Binding of Polycomb proteins to H3K9me3 is affected by the H3S10ph modification. (A) SPR was used to measure binding of purified histidine (His)-tagged Cbx4, 7, and 8 to peptides corresponding to amino acids 1–15-Y of histone H3 containing the K9me3 or the K9me3/S10ph modifications. Peptides were injected over the indicated His-Cbx proteins immobilized on a Biacore flow cell (see Materials and Methods).

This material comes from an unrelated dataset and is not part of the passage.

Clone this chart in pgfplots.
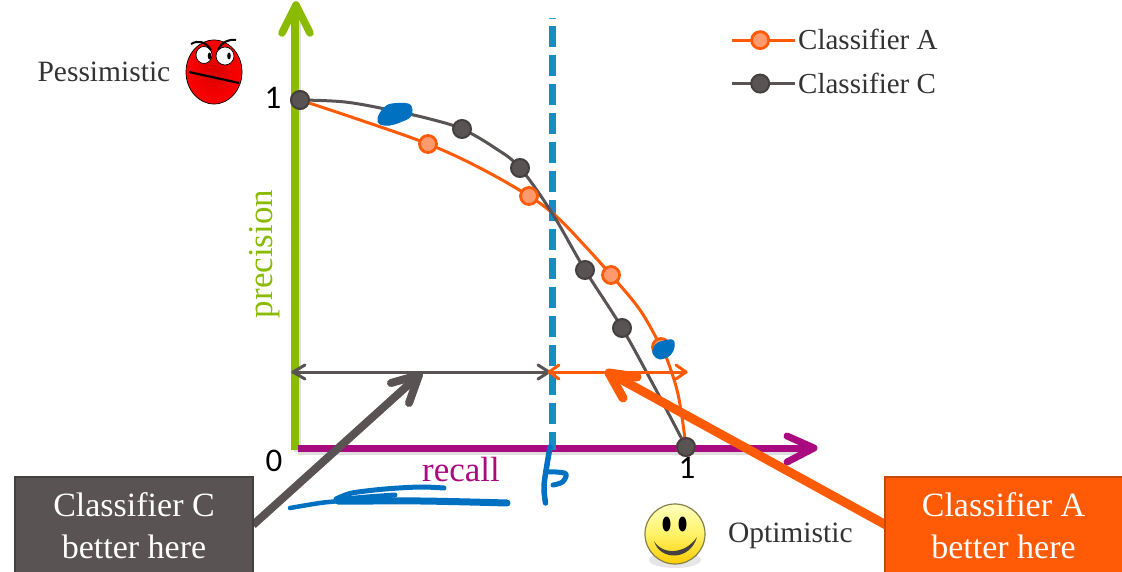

Red and blue lines indicate binding of K9me3 and K9me3/S10ph peptides, respectively. (B) Binding of Ezh1- and Ezh2-containing PRC2 complexes to histone H3 peptides was assessed by peptide capture. Nuclear extracts from NIH3T3 fibroblasts were used for peptide capture assays as described in the Supplemental Methods. Pull downs were performed with biotinylated peptides derived from the N-terminus of histone H3, corresponding to amino acids 1–20. The peptides were unmodified or contained K9me3 or combined K9me3/S10ph. Captured proteins were identified by Western blot. (C) Reduction of the H3K9me3/S10ph modification by treatment with H89 increases recruitment of Ezh1 to Polycomb-repressed genes but has little effect on Ezh2 binding. Binding of Ezh1 and Ezh2 to promoters of repressed genes was analyzed after treatment with H89 or vehicle (dimethyl sulfoxide). The effect of H89 on the levels of Ezh1 binding across a panel of 13 genes was statistically significant (p = 0.0007, analysis of variance). Bars show mean ± SD. n = 7 biological replicates. No significant effect of H89 treatment was observed on binding of Ezh2 to repressed genes, consistent with its absence from silent genes in these cells.

FIGURE 7:

Model describing the role of the H3K9me3 and H3K9me3/S10ph modifications in polycomb recruitment and gene silencing. In pluripotent ES cells (top), many bivalent genes are also marked by H3K9me3, which binds PRC2 with higher affinity than H3K27me3. The synergy between H3K9me3 and H3K27me3 enhances polycomb binding. In differentiated cells (bottom), phosphorylation of H3S10 blocks binding of PRC2 to H3K9me3 and reduces overall levels of Polycomb binding to genes that are marked by H3K27me3. This contributes to reducing the levels of paused RNAPIIS5ph at these genes. The presence of the H3K9me3 modification also blocks acetylation of H3K9 and formation of the H3K9ac/S10ph modification, which recruits 14-3-3 proteins to active promoters.